I. A Crítica do Socialismo e o Estado Subsidiário
Numa série de posts anteriores comentei alguns temas do programa do Chega. Em matéria económica, o Chega tem muitos pontos de contacto com o pensamento económico de Salazar que enformou o Estado Novo. Salazar e o Chega convergem na crítica ao socialismo e na defesa do Estado Subsidiário.
Salazar acreditava que o socialismo iria pôr muitos portugueses a viver à custa de subsídios do Estado e daria lugar à expressão de uma característica particular dos portugueses, que é a propensão para legislar ao detalhe a vida dos outros (isentando-se eles, normalmente, das mesmas regras às quais gostariam de sujeitar os outros).
Cito das célebres entrevistas de António Ferro a Salazar conduzidas na década de 1930 (António Ferro, "Entrevistas a Salazar", Lisboa: Parceria A. M. Pereira, 2007, pp. 43-44).
"Esse Socialismo de Estado, que muitos apregoam e aconselham como um regime avançado, seria, na verdade, o sistema ideal para lisonjear o comodismo nato e o delírio burocrático do comum dos portugueses".
Em várias ocasiões da sua vida pública, Salazar faz referência a uma característica cultural dos portugueses que parece ter sido determinante na formação do seu pensamento económico e social - o comodismo
"Nada mais cómodo, mais garantido, mais tranquilo do que viver à custa do Estado, com a certeza do ordenado no fim do mês e da reforma no fim da vida, sem a preocupação da ruína ou da falência".
Na opinião de Salazar, a apetência dos portugueses para o socialismo era mais o resultado da sua falta de iniciativa do que de uma genuína preocupação com os outros:
"O Socialismo de Estado é o regime burguês por excelência. A tendência para esse regime, entre nós, deve, portanto, procurar-se mais no fundo, falho de iniciativas da nossa raça do que noutras preocupações de ordem social".
A propensão do Estado para se tornar um "grande bando de ladrões" - um tema que tenho vindo a tratar neste blogue -, e que o Chega trata sob a bandeira da Corrupção, não era estranha ao pensamento de Salazar:
"O Estado não paga muito mal e paga sempre. É-se desonesto, além disso, com maior segurança, com segura esperança de que ninguém repare. As próprias falências, os desfalques, as irregularidades, se há compadres na governação, são facilmente abafados e os défices cobertos - regalia única! - pelos orçamentos do Estado".
Salazar via as ineficiências do Estado como o resultado inevitável da ausência de uma figura muito forte e endémica à cultura portuguesa - a figura do patrão:
"As iniciativas, por outro lado, não surgem, não progridem, porque o patrão é imaterial, quase uma imagem. As coisas marcham com lentidão, com indolência, com sono".
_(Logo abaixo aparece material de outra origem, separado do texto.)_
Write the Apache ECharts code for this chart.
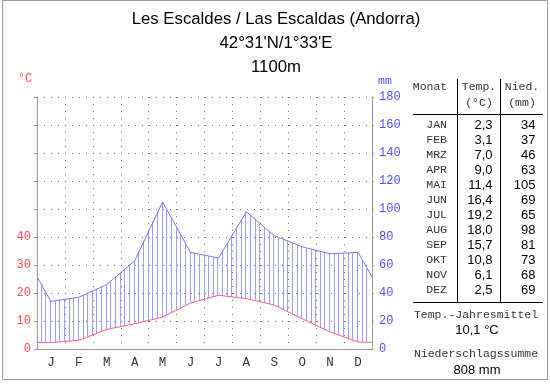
<!DOCTYPE html>
<html>
<head>
<meta charset="utf-8">
<script src="https://cdn.jsdelivr.net/npm/echarts@6/dist/echarts.min.js"></script>
<style>
html,body{margin:0;padding:0;background:#fff;}
#chart{width:550px;height:384px;}
</style>
</head>
<body>
<div id="chart"></div>
<script>
// ---- data ----
const monthLetters = ['J','F','M','A','M','J','J','A','S','O','N','D'];
const tableMonths = ['JAN','FEB','MRZ','APR','MAI','JUN','JUL','AUG','SEP','OKT','NOV','DEZ'];
const temps = [2.3,3.1,7.0,9.0,11.4,16.4,19.2,18.0,15.7,10.8,6.1,2.5];
const precip = [34,37,46,63,105,69,65,98,81,73,68,69];
// values drawn at the year boundary (left/right plot edges)
const edgeTemp = 2.4;
const edgePrecip = 51.5;
const tempTickLabels = [0,10,20,30,40];
const mmTickLabels = [0,20,40,60,80,100,120,140,160,180];
const titleLines = ['Les Escaldes / Las Escaldas (Andorra)', "42°31'N/1°33'E", '1100m'];
const annualMean = '10,1 °C';
const annualSum = '808 mm';

// ---- build series data ----
function withEdges(arr, edge, scale) {
  const out = [[0, edge * scale]];
  arr.forEach((v, i) => out.push([i + 0.5, v * scale]));
  out.push([12, edge * scale]);
  return out;
}
const tempPts = withEdges(temps, edgeTemp, 1);
const tempMm = withEdges(temps, edgeTemp, 2);   // temperature on the mm scale (10 °C = 20 mm)
const precPts = withEdges(precip, edgePrecip, 1);

// value of a polyline at x (used only to draw the hatch fill between the two lines)
function valAt(pts, x) {
  for (let i = 0; i < pts.length - 1; i++) {
    const a = pts[i], b = pts[i + 1];
    if (x >= a[0] && x <= b[0]) {
      const f = (x - a[0]) / (b[0] - a[0]);
      return a[1] + f * (b[1] - a[1]);
    }
  }
  return pts[pts.length - 1][1];
}
const HATCH_PER_MONTH = 6;

const MONO = 'Liberation Mono';
const SANS = 'Liberation Sans';
const RED = '#ff4d4d';
const BLUE = '#5050ff';
const AX = '#999';
const DOT = {type: [1, 6], color: '#777', width: 1};

const graphics = [];
function txt(x, y, text, font, fill, align) {
  graphics.push({type: 'text', x: x, y: y, silent: true,
    style: {text: text, font: font, fill: fill, textAlign: align || 'center', textVerticalAlign: 'middle', align: align || 'center', verticalAlign: 'middle'}});
}
function line(x1, y1, x2, y2, color) {
  graphics.push({type: 'line', silent: true, shape: {x1: x1, y1: y1, x2: x2, y2: y2}, style: {stroke: color || '#000', lineWidth: 1}});
}
// frame
graphics.push({type: 'rect', silent: true, shape: {x: 2.5, y: 0.5, width: 545, height: 379}, style: {fill: 'none', stroke: '#999', lineWidth: 1}});
// title
txt(276, 19, titleLines[0], '16.75px ' + SANS, '#000');
txt(276, 43.5, titleLines[1], '16.75px ' + SANS, '#000');
txt(276, 67.5, titleLines[2], '16.75px ' + SANS, '#000');
// unit labels
txt(25, 79, '°C', '12px ' + MONO, RED);
txt(385, 81, 'mm', '11.5px ' + MONO, BLUE);
// table
txt(430, 87, 'Monat', '11.5px ' + MONO, '#333');
txt(479, 87, 'Temp.', '11.5px ' + MONO, '#333');
txt(479, 103, '(°C)', '11.5px ' + MONO, '#333');
txt(522, 87, 'Nied.', '11.5px ' + MONO, '#333');
txt(522, 103, '(mm)', '11.5px ' + MONO, '#333');
line(413, 114.5, 543, 114.5);
line(413, 302.5, 543, 302.5);
line(457.5, 79, 457.5, 302);
line(500.5, 79, 500.5, 302);
tableMonths.forEach((m, i) => {
  const y = 125 + i * 15;
  txt(447, y, m, '11.5px ' + MONO, '#333', 'right');
  txt(492.5, y, temps[i].toFixed(1).replace('.', ','), '13px ' + SANS, '#000', 'right');
  txt(535.5, y, String(precip[i]), '13px ' + SANS, '#000', 'right');
});
txt(476, 315, 'Temp.-Jahresmittel', '11.5px ' + MONO, '#333');
txt(477, 330, annualMean, '13px ' + SANS, '#000');
txt(476, 354, 'Niederschlagssumme', '11.5px ' + MONO, '#333');
txt(477, 370, annualSum, '13px ' + SANS, '#000');

function renderHatch(params, api) {
  const children = [];
  const n = 12 * HATCH_PER_MONTH;
  for (let k = 1; k < n; k++) {
    const xd = k / HATCH_PER_MONTH;
    const t = valAt(tempMm, xd);
    const p = valAt(precPts, xd);
    if (p <= t) continue;
    const a = api.coord([xd, t]);
    const b = api.coord([xd, p]);
    const px = Math.round(a[0] - 1) + 0.5;
    children.push({type: 'line', silent: true,
      shape: {x1: px, y1: a[1], x2: px, y2: b[1]},
      style: {stroke: '#9d9dff', lineWidth: 1}});
  }
  return {type: 'group', children: children};
}

const chart = echarts.init(document.getElementById('chart'), null, {renderer: 'canvas'});
chart.setOption({
  animation: false,
  backgroundColor: '#fff',
  grid: {left: 37, right: 178, top: 97, bottom: 35, containLabel: false},
  xAxis: [
    {type: 'category', data: monthLetters, boundaryGap: true, position: 'bottom',
     axisLine: {lineStyle: {color: AX}}, axisTick: {length: 4, lineStyle: {color: AX}},
     axisLabel: {color: '#333', fontFamily: MONO, fontSize: 12.5, margin: 7},
     splitLine: {show: true, lineStyle: DOT}},
    {type: 'value', min: 0, max: 12, show: false}
  ],
  yAxis: [
    {type: 'value', min: 0, max: 90, interval: 10, position: 'left',
     axisLine: {show: true, lineStyle: {color: AX}},
     axisTick: {show: true, length: 3, lineStyle: {color: AX}},
     axisLabel: {color: RED, fontFamily: MONO, fontSize: 12, margin: 6,
       formatter: v => tempTickLabels.indexOf(v) >= 0 ? String(v) : ''},
     splitLine: {show: true, lineStyle: DOT}},
    {type: 'value', min: 0, max: 180, interval: 20, position: 'right',
     axisLine: {show: true, lineStyle: {color: AX}},
     axisTick: {show: true, length: 2, lineStyle: {color: AX}},
     axisLabel: {color: BLUE, fontFamily: MONO, fontSize: 12, margin: 7,
       formatter: v => mmTickLabels.indexOf(v) >= 0 ? String(v) : ''},
     splitLine: {show: false}}
  ],
  series: [
    {type: 'custom', name: 'hatch', xAxisIndex: 1, yAxisIndex: 1, data: [[0, 0]],
     renderItem: renderHatch, silent: true, clip: false, z: 1},
    {type: 'line', name: 'Niederschlag', xAxisIndex: 1, yAxisIndex: 1, data: precPts,
     symbol: 'none', lineStyle: {color: '#7575ff', width: 1}, z: 3},
    {type: 'line', name: 'Temperatur', xAxisIndex: 1, yAxisIndex: 0, data: tempPts,
     symbol: 'none', lineStyle: {color: '#ff6078', width: 1}, z: 4}
  ],
  graphic: graphics
});
</script>
</body>
</html>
Salazar reitera a sua descrença no socialismo e enumera depois os projectos públicos que resultaram em fracasso na época:
"É possível que essa socialização tenha dado ou possa vir a dar óptimos resultados em qualquer outro país. Entre nós, os resultados não podem ter sido piores nalgumas experiências já feitas. Basta citar os Transportes Marítimos, os Bairros Sociais, os Caminhos de Ferro do Estado...".
Abre, porém, uma excepção:
"Apenas uma excepção que me lembre: a Caixa Geral de Depósitos. Essa é, realmente, uma iniciativa admirável do Estado português que tem prestado ao país, ao desenvolvimento da sua economia, sobretudo neste últimos anos, incalculáveis serviços".
Mas essa excepção não pode ser tomada como regra. Para Salazar, o Socialismo de Estado é uma empecilho à dinâmica da sociedade:
"Mas a Caixa Geral de Depósitos desenvolve uma actividade que pode ser e é estreitamente regulamentada, e funciona com tal autonomia que quase se desprende das engrenagens do Estado. Não devemos tomá-la, portanto, como modelo desse Socialismo do Estado, prejudicial sobretudo num país como o nosso porque lhe quebra a marcha, porque não lhe deixa criar os valores sociais autónomos que são indispensáveis ao seu progresso".
E, finalmente, a defesa intransigente do Estado Subsidiário, que é comum ao Chega (cf. aqui)
"Sou absolutamente hostil a todo o desenvolvimento da actividade económica do Estado em todos os domínios em que não esteja demonstrada a insuficiência dos particulares".